Additionally, $f^5(8n+1)=9n+2$, and $f^5(8n+6)=9n+8$

Next, consider a number of the form $8n+1$. Its trajectory goes: $8n+1, 24n+4, 12n+2, 6n+1$. The ratio of $8n+1$ to $6n+1$ is about $4/3$. Thus, in those cases, when the logarithm decreases by about $\log 4/3$, the stopping time decreases by $3$. That's the regularity along the lines with positive slope.

Additionally, $f^3(8n+2)=6n+2$, $f^3(8n+4)=6n+4$, $f^3(8n+5)=6n+4$, and $f^3(8n+6)=6n+5$.

Note that two of those are the same: thus, $3$ steps upstream of every $6n+4$, we find an $8n+4$ *and* an $8n+5$.

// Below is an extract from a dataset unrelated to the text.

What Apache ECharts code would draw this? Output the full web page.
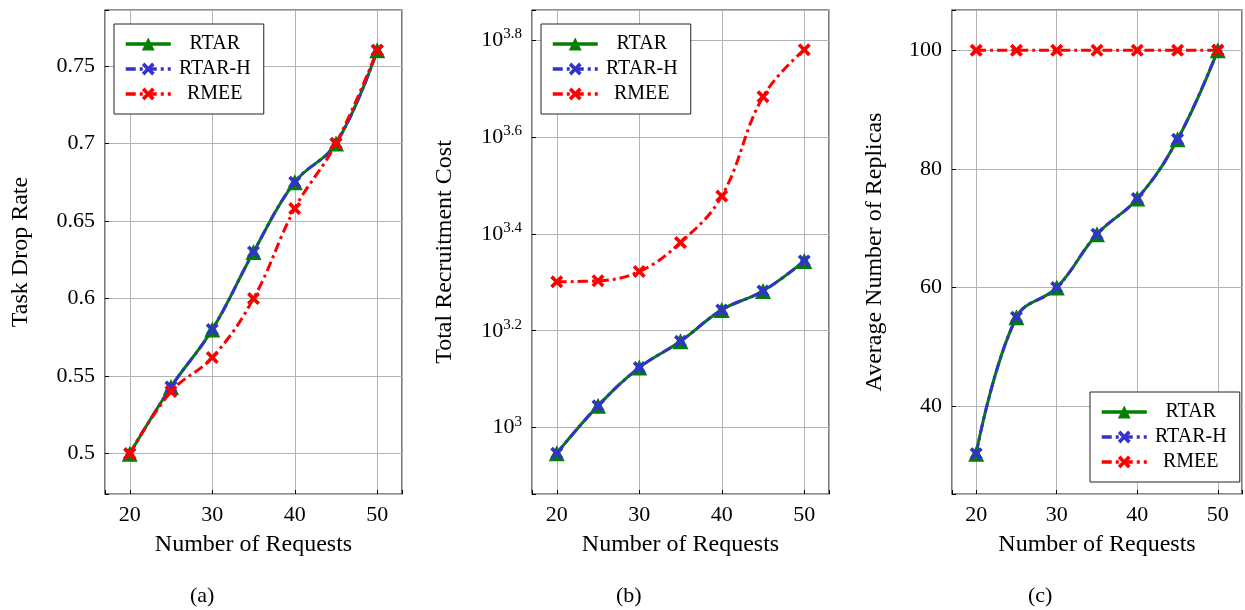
<!DOCTYPE html>
<html>
<head>
<meta charset="utf-8">
<script src="https://cdn.jsdelivr.net/npm/echarts@6/dist/echarts.min.js"></script>
<style>
  html, body { margin: 0; padding: 0; background: #fff; }
  #main { width: 1245px; height: 610px; }
</style>
</head>
<body>
<div id="main"></div>
<script>
// number of requests on the x axis
var requests = [20, 25, 30, 35, 40, 45, 50];
var xTicks = [20, 30, 40, 50];

// (a) task drop rate
var dropRTAR  = [0.5, 0.543, 0.58, 0.63, 0.675, 0.70, 0.76];
var dropRTARH = [0.5, 0.543, 0.58, 0.63, 0.675, 0.70, 0.76];
var dropRMEE  = [0.5, 0.54, 0.562, 0.60, 0.658, 0.70, 0.76];
var dropTicks = [0.5, 0.55, 0.6, 0.65, 0.7, 0.75];

// (b) total recruitment cost (log scale)
var costRTAR  = [885, 1109, 1330, 1507, 1750, 1914, 2208];
var costRTARH = [885, 1109, 1330, 1507, 1750, 1914, 2208];
var costRMEE  = [2000, 2010, 2100, 2410, 3006, 4820, 6025];
var costTicks = [3, 3.2, 3.4, 3.6, 3.8]; // log10 exponents

// (c) average number of replicas
var replRTAR  = [32, 55, 60, 69, 75, 85, 100];
var replRTARH = [32, 55, 60, 69, 75, 85, 100];
var replRMEE  = [100, 100, 100, 100, 100, 100, 100];
var replTicks = [40, 60, 80, 100];

var FONT = '"Liberation Serif", "DejaVu Serif", serif';
var GREEN = '#008000', BLUE = '#3333cc', RED = '#ff0000';
// thick "x" mark like the pgfplots one
var X_MARK = 'path://M0,4 L4,0 L10,6 L16,0 L20,4 L14,10 L20,16 L16,20 L10,14 L4,20 L0,16 L6,10 Z';

function pairs(vals, fn) {
    return requests.map(function (r, i) { return [r, fn ? fn(vals[i]) : vals[i]]; });
}
function onTick(list, v) {
    for (var i = 0; i < list.length; i++) {
        if (Math.abs(list[i] - v) < 1e-6) return true;
    }
    return false;
}

function makeSeries(idx, a, b, c, fn) {
    return [
        {
            name: 'RTAR', type: 'line', xAxisIndex: idx, yAxisIndex: idx,
            data: pairs(a, fn), smooth: 0.4,
            symbol: 'triangle', symbolSize: 16,
            itemStyle: { color: GREEN },
            lineStyle: { color: GREEN, width: 3 }
        },
        {
            name: 'RTAR-H', type: 'line', xAxisIndex: idx, yAxisIndex: idx,
            data: pairs(b, fn), smooth: 0.4,
            symbol: X_MARK, symbolSize: 13,
            itemStyle: { color: BLUE },
            lineStyle: { color: BLUE, width: 3, type: [10, 4, 3, 4] }
        },
        {
            name: 'RMEE', type: 'line', xAxisIndex: idx, yAxisIndex: idx,
            data: pairs(c, fn), smooth: 0.4,
            symbol: X_MARK, symbolSize: 13,
            itemStyle: { color: RED },
            lineStyle: { color: RED, width: 3, type: [10, 4, 3, 4] }
        }
    ];
}

function xAxisOf(idx) {
    return {
        type: 'value', gridIndex: idx, min: 17, max: 53,
        name: 'Number of Requests', nameLocation: 'middle', nameGap: 39,
        nameTextStyle: { fontFamily: FONT, fontSize: 24, color: '#000' },
        axisLine: { show: false },
        axisTick: { inside: true, length: 4, lineStyle: { color: '#000' } },
        axisLabel: {
            fontFamily: FONT, fontSize: 22, color: '#000', margin: 10,
            showMinLabel: true, showMaxLabel: true,
            formatter: function (v) { return onTick(xTicks, v) ? String(Math.round(v)) : ''; }
        },
        splitLine: { show: true, lineStyle: { color: '#b3b3b3', width: 1 } }
    };
}

function yAxisOf(idx, min, max, name, gap, ticks, fmt, rich) {
    return {
        type: 'value', gridIndex: idx, min: min, max: max,
        name: name, nameLocation: 'middle', nameGap: gap,
        nameTextStyle: { fontFamily: FONT, fontSize: 24, color: '#000' },
        axisLine: { show: false },
        axisTick: { inside: true, length: 4, lineStyle: { color: '#000' } },
        axisLabel: {
            fontFamily: FONT, fontSize: 22, color: '#000', margin: 10,
            formatter: function (v) { return onTick(ticks, v) ? fmt(v) : ''; },
            rich: rich
        },
        splitLine: { show: true, lineStyle: { color: '#b3b3b3', width: 1 } }
    };
}

function legendOf(left, top) {
    return {
        orient: 'vertical', left: left, top: top,
        data: ['RTAR', 'RTAR-H', 'RMEE'],
        itemWidth: 45, itemHeight: 16, itemGap: 5,
        padding: [10, 10, 10, 10],
        borderColor: '#222', borderWidth: 1, backgroundColor: '#fff',
        selectedMode: false,
        lineStyle: { width: 3.5 },
        formatter: function (n) { return '{t|' + n + '}'; },
        textStyle: {
            rich: { t: { fontFamily: FONT, fontSize: 20, lineHeight: 16, color: '#000', width: 78, align: 'center' } }
        }
    };
}

var chart = echarts.init(document.getElementById('main'));

var option = {
    animation: false,
    backgroundColor: '#fff',
    grid: [
        { left: 105, top: 10, width: 297, height: 484, show: true, borderColor: '#222', borderWidth: 1.2, backgroundColor: 'transparent' },
        { left: 532, top: 10, width: 297, height: 484, show: true, borderColor: '#222', borderWidth: 1.2, backgroundColor: 'transparent' },
        { left: 952, top: 10, width: 296, height: 484, show: true, borderColor: '#222', borderWidth: 1.2, backgroundColor: 'transparent' }
    ],
    xAxis: [xAxisOf(0), xAxisOf(1), xAxisOf(2)],
    yAxis: [
        yAxisOf(0, 0.474, 0.786, 'Task Drop Rate', 72, dropTicks,
            function (v) { return String(parseFloat(v.toFixed(2))); }),
        yAxisOf(1, 2.863, 3.862, 'Total Recruitment Cost', 75, costTicks,
            function (v) {
                var e = Math.abs(v - 3) < 1e-6 ? '3' : v.toFixed(1);
                return '{b|10}{s|' + e + '}';
            },
            {
                b: { fontFamily: FONT, fontSize: 22, color: '#000' },
                s: { fontFamily: FONT, fontSize: 15, color: '#000', padding: [0, 0, 12, 0] }
            }),
        yAxisOf(2, 25.2, 106.8, 'Average Number of Replicas', 65, replTicks,
            function (v) { return String(Math.round(v)); })
    ],
    legend: [legendOf(114, 24), legendOf(541, 24), legendOf(1090, 392)],
    graphic: [
        { type: 'text', left: 190, top: 585, style: { text: '(a)', font: '22px ' + FONT, fill: '#000' } },
        { type: 'text', left: 616, top: 585, style: { text: '(b)', font: '22px ' + FONT, fill: '#000' } },
        { type: 'text', left: 1028, top: 585, style: { text: '(c)', font: '22px ' + FONT, fill: '#000' } }
    ],
    series: []
        .concat(makeSeries(0, dropRTAR, dropRTARH, dropRMEE))
        .concat(makeSeries(1, costRTAR, costRTARH, costRMEE, Math.log10))
        .concat(makeSeries(2, replRTAR, replRTARH, replRMEE))
};

chart.setOption(option);
</script>
</body>
</html>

These two regularities intermesh because of the Chinese Remainder Theorem. In many cases, one of those $6n+k$ numbers is also an $8n+j$ number, so a step down-and-to-the-left is followed by another step down, to the left and/or to the right.

There are still horizontal runs of points to explain, clustered around intersections in the lattice. First, as noted above, $f^3(8n+4)=f^3(8n+5)=6n+4$. Their trajectories converge after $3$ steps, so they have the same stopping time.

Similarly, $16n+8$ and $16n+10$ have the same stopping time, with $f^4(16n+8)=f^4(16n+10)$.

Exploring trajectories modulo various powers of $2$, you can keep finding patterns like these.